There are many more people who I met at NMX who I hope to interview over the next few months.
5. I Am Helping Others Succeed, and They Are Helping Me
“It is not enough to succeed. Others must fail.”
— Gore Vidal
One of the things I was so impressed about at NMX was the spirit of “mutual success.” Everyone wanted everyone else to succeed.
As a lawyer, one of the most rewarding aspects of the job, above all else, is the feeling of gratification when I help someone or a business in some way, and they are grateful. It’s the best feeling in the world.
That’s why I loved the spirit of cooperation at NMX.
Here’s a perfect example of that spirit in action: One of the people I met was podcaster extraordinaire Cliff Ravenscraft of GSPN.TV.
Without Cliff’s guidance, I could not have gotten my podcast up and running last year. Cliff also put on a fantastic presentation at NMX about how to be a great podcaster.
Cliff is organizing a four-day GSPN Community cruise in June on the Disney cruise line. If my son weren’t just 2 ½, I would take my family.
If you are interested in podcasting, I highly recommend you check it out. It’s a great opportunity to join like minded individuals while having a relaxing vacation.
If I hadn’t met Cliff at NMX, would I be telling you about his cruise?
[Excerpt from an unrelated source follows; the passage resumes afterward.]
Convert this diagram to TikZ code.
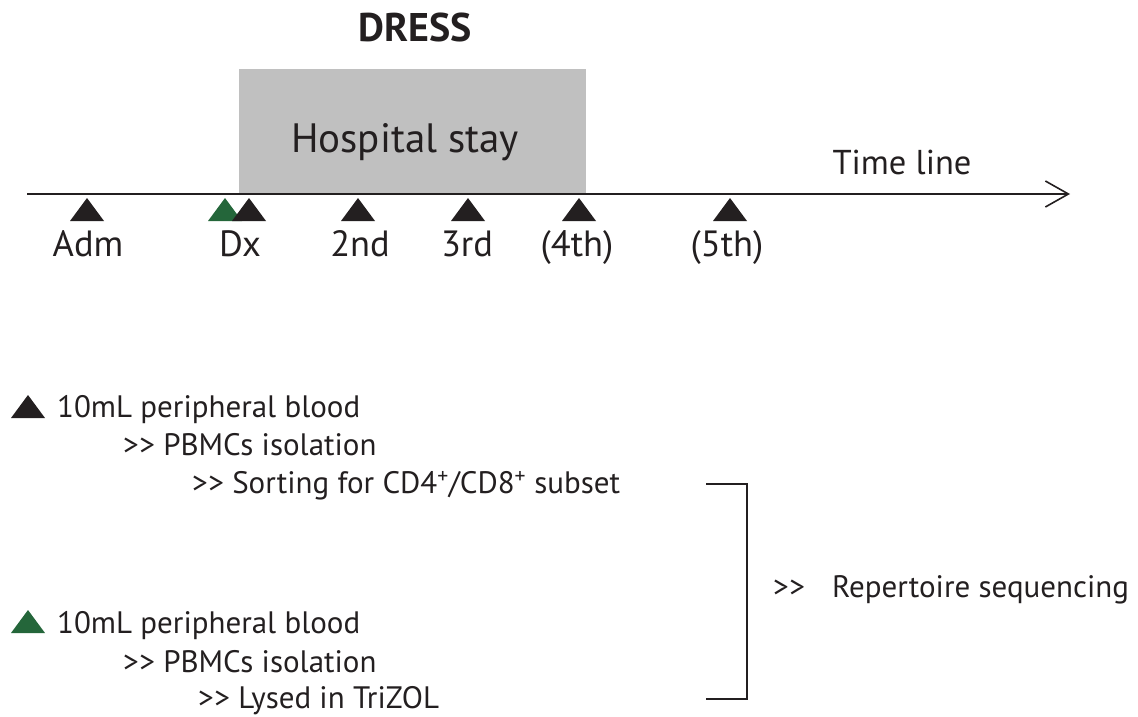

Probably not. If I need help in the future, will Cliff help me out?
Well, he’s a busy guy and he lives in Kentucky, so he’s probably not going to show up on my doorstep to help me move a couch on the weekend. But I’m sure he’d help out in some way if I needed something not quite so exhausting.
As you can see, a lot has happened as a result of my trip to Las Vegas. While it hasn’t resulted in major dollars in the door yet, I recognize that for me, 2013 is about meeting more people and building a network. In that regard, NMX was a hit.